The banking system in Tanzania (which dominates the financial system) is liquid and resilient to most of the shocks. Despite some indications of progress resulting from the reforms, the system falls short of what is needed to support economic growth. This results in high interest rates on loans, currently 12% to 20%, while the interest rates on deposits are at 2%.


The Communication Act of 1993 paved the way for advancement of the telecommunication sector, while the National Telecommunication Policy (NTP) of 1997 provided the framework for further reforms and private-sector engagement in the sector. A milestone in telecom sector was achieved by the establishment of the Tanzania Communications Regulatory Authority (TCRA) in 2003, as an independent agency for the regulating and licensing of postal, broadcast, and communication, industries. The TCRA is mandated to promote competition and economic efficiency, protect consumer interests, grant licenses and enforce license conditions, regulate tariffs, and monitor performance. Please refer to the next exhibit regarding subscribers of voice telecommunication in Tanzania.

  • Communication activities continue to grow at a rate of 20% annually due to increase in mobile phone activities.
  • Tanzania is now connected to the fiber optic cable to global networks through India and Europe. This development has resulted in increased investments by internet service providers (ISP).
  • The number of internet users was 4.9 million (2010 estimates), which implied that only 20% percent of people in Tanzania had access to internet services
  • During the same year 2010, the tele-density of telecommunication sector grew by 50% percent.
  • The TCRA has also approved a Converged Licensing Framework (CLF), which allows operators to offer any type of services with the technology of their choice with one single license.
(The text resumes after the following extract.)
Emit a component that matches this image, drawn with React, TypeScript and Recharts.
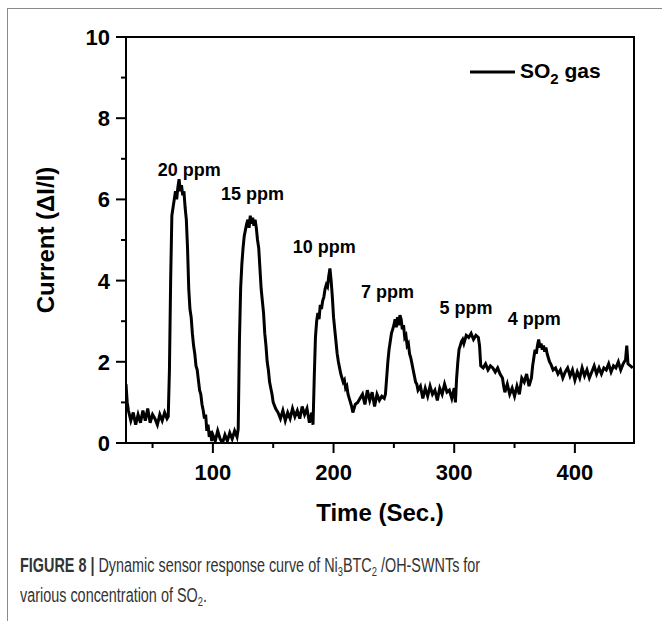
import { LineChart, Line, XAxis, YAxis, ReferenceArea, ReferenceDot, Legend } from 'recharts'

type Pt = [number, number]

// time (s), current (ΔI/I), one array per exposure step
const baselineStart: Pt[] = [
  [28, 1.45], [29, 1.0], [30, 0.8], [32, 0.55], [34, 0.75], [36, 0.45], [38, 0.7], [40, 0.5],
  [42, 0.8], [44, 0.55], [46, 0.85], [48, 0.5], [50, 0.7], [52, 0.6], [54, 0.45], [56, 0.7],
  [58, 0.55], [60, 0.75], [62, 0.6], [63, 0.65],
]
const pulse20: Pt[] = [
  [64, 1.8], [65, 4.0], [66, 5.6], [67, 5.8], [68, 6.0], [69, 6.2], [70, 6.0], [71, 6.3],
  [72, 6.5], [73, 6.2], [74, 6.35], [75, 6.1], [76, 6.2], [77, 5.8], [78, 5.5], [79, 4.8],
  [80, 3.8], [81, 3.3], [82, 3.1], [83, 2.7], [84, 2.4], [85, 2.2], [86, 1.9], [87, 1.8],
  [88, 1.55], [89, 1.3], [90, 1.2], [91, 0.95], [92, 0.8], [93, 0.6], [94, 0.7], [95, 0.3],
  [96, 0.45], [97, 0.15], [98, 0.3], [99, 0.05], [100, 0.2], [102, 0.05], [104, 0.3], [106, 0.1],
  [108, 0.0], [110, 0.2], [112, 0.05], [114, 0.25], [116, 0.1], [118, 0.3], [120, 0.15], [121, 0.35],
]
const pulse15: Pt[] = [
  [122, 2.5], [123, 3.8], [124, 4.4], [125, 4.8], [126, 5.1], [127, 5.25], [128, 5.4], [129, 5.5],
  [130, 5.3], [131, 5.6], [132, 5.4], [133, 5.55], [134, 5.35], [135, 5.5], [136, 5.3], [137, 5.0],
  [138, 4.8], [139, 4.3], [140, 3.8], [141, 3.5], [142, 3.2], [143, 2.7], [144, 2.4], [145, 2.0],
  [146, 1.8], [147, 1.5], [148, 1.35], [149, 1.2], [150, 1.0], [152, 0.85], [154, 0.75], [156, 0.6],
  [158, 0.8], [160, 0.55], [162, 0.75], [164, 0.6], [166, 0.85], [168, 0.65], [170, 0.8], [172, 0.6],
  [174, 0.9], [176, 0.7], [178, 0.85], [180, 0.5], [182, 0.75], [183, 0.45],
]
const pulse10: Pt[] = [
  [184, 1.6], [185, 2.6], [186, 3.0], [187, 3.2], [188, 3.05], [189, 3.4], [190, 3.3], [191, 3.5],
  [192, 3.6], [193, 3.8], [194, 3.9], [195, 3.85], [196, 4.1], [197, 4.3], [198, 4.0], [199, 3.6],
  [200, 3.1], [201, 2.8], [202, 2.5], [203, 2.2], [204, 2.0], [205, 1.85], [206, 1.7], [207, 1.6],
  [208, 1.5], [209, 1.55], [210, 1.35], [211, 1.4], [212, 1.2], [213, 1.1], [214, 1.0], [215, 0.9],
  [216, 0.75], [217, 0.85], [218, 0.95], [220, 1.0], [222, 1.1], [224, 1.2], [226, 0.95], [228, 1.3],
  [230, 1.05], [232, 1.25], [234, 0.9], [236, 1.2], [238, 1.05], [240, 1.15], [242, 1.1], [243, 1.2],
]
const pulse7: Pt[] = [
  [244, 1.6], [245, 2.0], [246, 2.3], [247, 2.5], [248, 2.7], [249, 2.8], [250, 2.9], [251, 3.05],
  [252, 2.85], [253, 3.1], [254, 2.9], [255, 3.15], [256, 3.05], [257, 2.8], [258, 2.9], [259, 2.6],
  [260, 2.65], [261, 2.4], [262, 2.45], [263, 2.2], [264, 2.1], [265, 1.95], [266, 1.8], [267, 1.65],
  [268, 1.5], [269, 1.45], [270, 1.3], [272, 1.4], [274, 1.1], [276, 1.35], [278, 1.15], [280, 1.4],
  [282, 1.2], [284, 1.3], [286, 1.05], [288, 1.35], [290, 1.2], [292, 1.45], [294, 1.25], [296, 1.3],
  [298, 1.1], [300, 1.35], [301, 1.0],
]
const pulse5: Pt[] = [
  [302, 1.6], [303, 2.0], [304, 2.3], [305, 2.4], [306, 2.5], [307, 2.55], [308, 2.45], [310, 2.65],
  [312, 2.6], [314, 2.7], [316, 2.55], [318, 2.65], [320, 2.6], [321, 2.4], [322, 1.9], [324, 1.85],
  [326, 1.95], [328, 1.8], [330, 1.9], [332, 1.85], [334, 1.75], [336, 1.85], [338, 1.7], [340, 1.6],
  [341, 1.4], [342, 1.25], [344, 1.45], [346, 1.2], [348, 1.35], [350, 1.15], [352, 1.4], [354, 1.2],
  [356, 1.6], [358, 1.5], [360, 1.7], [362, 1.4], [364, 1.6],
]
const pulse4: Pt[] = [
  [365, 1.9], [366, 2.1], [367, 2.3], [368, 2.2], [369, 2.4], [370, 2.55], [371, 2.35], [372, 2.45],
  [373, 2.3], [374, 2.4], [375, 2.25], [376, 2.35], [377, 2.2], [378, 2.1], [379, 2.0], [380, 1.95],
  [382, 1.8], [384, 1.85], [386, 1.7], [388, 1.8], [390, 1.6], [392, 1.75], [394, 1.85], [396, 1.65],
  [398, 1.8], [400, 1.55], [402, 1.75], [404, 1.6], [406, 1.85], [408, 1.65], [410, 1.8], [412, 1.6],
  [414, 1.75], [416, 1.9], [418, 1.7], [420, 1.85], [422, 1.7], [424, 1.85], [426, 1.8], [428, 1.95],
  [430, 1.75], [432, 1.9], [434, 1.85], [436, 2.0], [438, 1.8], [440, 1.95], [442, 2.05], [443, 2.4],
  [444, 1.95], [446, 1.9], [448, 1.85],
]

const peakLabels = [
  { text: '20 ppm', t: 80.4, v: 6.58 },
  { text: '15 ppm', t: 132.8, v: 5.99 },
  { text: '10 ppm', t: 192.3, v: 4.67 },
  { text: '7 ppm', t: 244.7, v: 3.58 },
  { text: '5 ppm', t: 309.8, v: 3.18 },
  { text: '4 ppm', t: 366.3, v: 2.91 },
]

const xDomain: [number, number] = [28, 449]
const yDomain: [number, number] = [0, 10]
const xTicks = [50, 100, 150, 200, 250, 300, 350, 400]
const yTicks = [0, 1, 2, 3, 4, 5, 6, 7, 8, 9, 10]

const data = [baselineStart, pulse20, pulse15, pulse10, pulse7, pulse5, pulse4]
  .flat()
  .map(([t, current]) => ({ t, current }))

const font = '"Liberation Sans", Arial, sans-serif'

const XTick = ({ x, y, payload }: any) => {
  const major = payload.value % 100 === 0
  return (
    <g>
      <line x1={x} y1={y} x2={x} y2={y + (major ? 10 : 5)} stroke="#000" strokeWidth={2} />
      {major && (
        <text x={x} y={y + 37} textAnchor="middle" fontSize={22} fontWeight="bold" fontFamily={font} fill="#000">
          {payload.value}
        </text>
      )}
    </g>
  )
}

const YTick = ({ x, y, payload }: any) => {
  const major = payload.value % 2 === 0
  return (
    <g>
      <line x1={x - (major ? 10 : 5)} y1={y} x2={x} y2={y} stroke="#000" strokeWidth={2} />
      {major && (
        <text x={x - 16} y={y} dy="0.36em" textAnchor="end" fontSize={22} fontWeight="bold" fontFamily={font} fill="#000">
          {payload.value}
        </text>
      )}
    </g>
  )
}

const YTitle = ({ viewBox }: any) => {
  const cx = viewBox.x - 21
  const cy = viewBox.y + viewBox.height / 2
  return (
    <text x={cx} y={cy} transform={`rotate(-90, ${cx}, ${cy})`} textAnchor="middle" dy="0.36em"
      fontSize={24} fontWeight="bold" fontFamily={font} fill="#000">
      Current (ΔI/I)
    </text>
  )
}

const XTitle = ({ viewBox }: any) => (
  <text x={viewBox.x + viewBox.width / 2} y={viewBox.y + 78} textAnchor="middle"
    fontSize={24} fontWeight="bold" fontFamily={font} fill="#000">
    Time (Sec.)
  </text>
)

const LegendBox = () => (
  <svg width={160} height={32}>
    <line x1={4} y1={14} x2={49} y2={14} stroke="#000" strokeWidth={3} />
    <text x={54} y={20} fontSize={21} fontWeight="bold" fontFamily={font} fill="#000">
      SO<tspan fontSize={15} dy={6}>2</tspan><tspan dy={-6}> gas</tspan>
    </text>
  </svg>
)

const sub = { fontSize: 13, lineHeight: 0, verticalAlign: 'baseline', position: 'relative' as const, top: 4 }
const captionLine = {
  position: 'absolute' as const,
  left: 20,
  whiteSpace: 'nowrap' as const,
  fontFamily: font,
  fontSize: 20,
  lineHeight: '22px',
  color: '#333',
  transform: 'scaleX(0.72)',
  transformOrigin: 'left center',
}

export default function App() {
  return (
    <div style={{ position: 'relative', width: 662, height: 621, background: '#fff', overflow: 'hidden' }}>
      <style>{'body{margin:0}'}</style>
      <div style={{ position: 'absolute', left: 7, top: 8, width: 700, height: 700, borderLeft: '1px solid #8a8a8a', borderTop: '1px solid #8a8a8a' }} />
      <div style={{ position: 'absolute', left: 0, top: 0 }}>
        <LineChart width={662} height={540} data={data} margin={{ top: 37, right: 28, left: 66, bottom: 17 }}>
          <ReferenceArea x1={xDomain[0]} x2={xDomain[1]} y1={yDomain[0]} y2={yDomain[1]} fill="none" stroke="#000" strokeWidth={2} ifOverflow="visible" />
          <XAxis dataKey="t" type="number" domain={xDomain} ticks={xTicks} allowDataOverflow height={80}
            tickLine={false} tickSize={0} tickMargin={0} tick={<XTick />} interval={0}
            axisLine={{ stroke: '#000', strokeWidth: 2 }} label={(p: any) => <XTitle {...p} />} />
          <YAxis type="number" domain={yDomain} ticks={yTicks} allowDataOverflow width={60}
            tickLine={false} tickSize={0} tickMargin={0} tick={<YTick />} interval={0}
            axisLine={{ stroke: '#000', strokeWidth: 2 }} label={(p: any) => <YTitle {...p} />} />
          <Legend layout="horizontal" verticalAlign="middle" align="center" content={<LegendBox />}
            wrapperStyle={{ left: 466, top: 58, width: 160, height: 32 }} />
          <Line type="linear" dataKey="current" name="SO2 gas" stroke="#000" strokeWidth={3} dot={false} isAnimationActive={false} />
          {peakLabels.map((p) => (
            <ReferenceDot key={p.text} x={p.t} y={p.v} r={0} ifOverflow="visible"
              shape={(s: any) => (
                <text x={s.cx} y={s.cy} textAnchor="middle" fontSize={18} fontWeight="bold" fontFamily={font} fill="#000">
                  {p.text}
                </text>
              )} />
          ))}
        </LineChart>
      </div>
      <div style={{ ...captionLine, top: 554 }}>
        <b>FIGURE 8 |</b> Dynamic sensor response curve of Ni<span style={sub}>3</span>BTC<span style={sub}>2</span> /OH-SWNTs for
      </div>
      <div style={{ ...captionLine, top: 584 }}>
        various concentration of SO<span style={sub}>2</span>.
      </div>
    </div>
  )
}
The licenses are technology-neutral and service-neutral.
  • Following such convergence in licensing, Tanzania’s telecommunication sector has become more appealing to both Foreign Direct Investment (FDI) and domestic capital, and is becoming one of the country’s fastest growing sectors
  • Telecommunication market potential indicated positive signs, such as penetration rate of 61% percent; 24,345,279,292 minutes of national traffic; 201,827,164 minutes of traffic to international; and 253,811,569 minutes of traffic from international.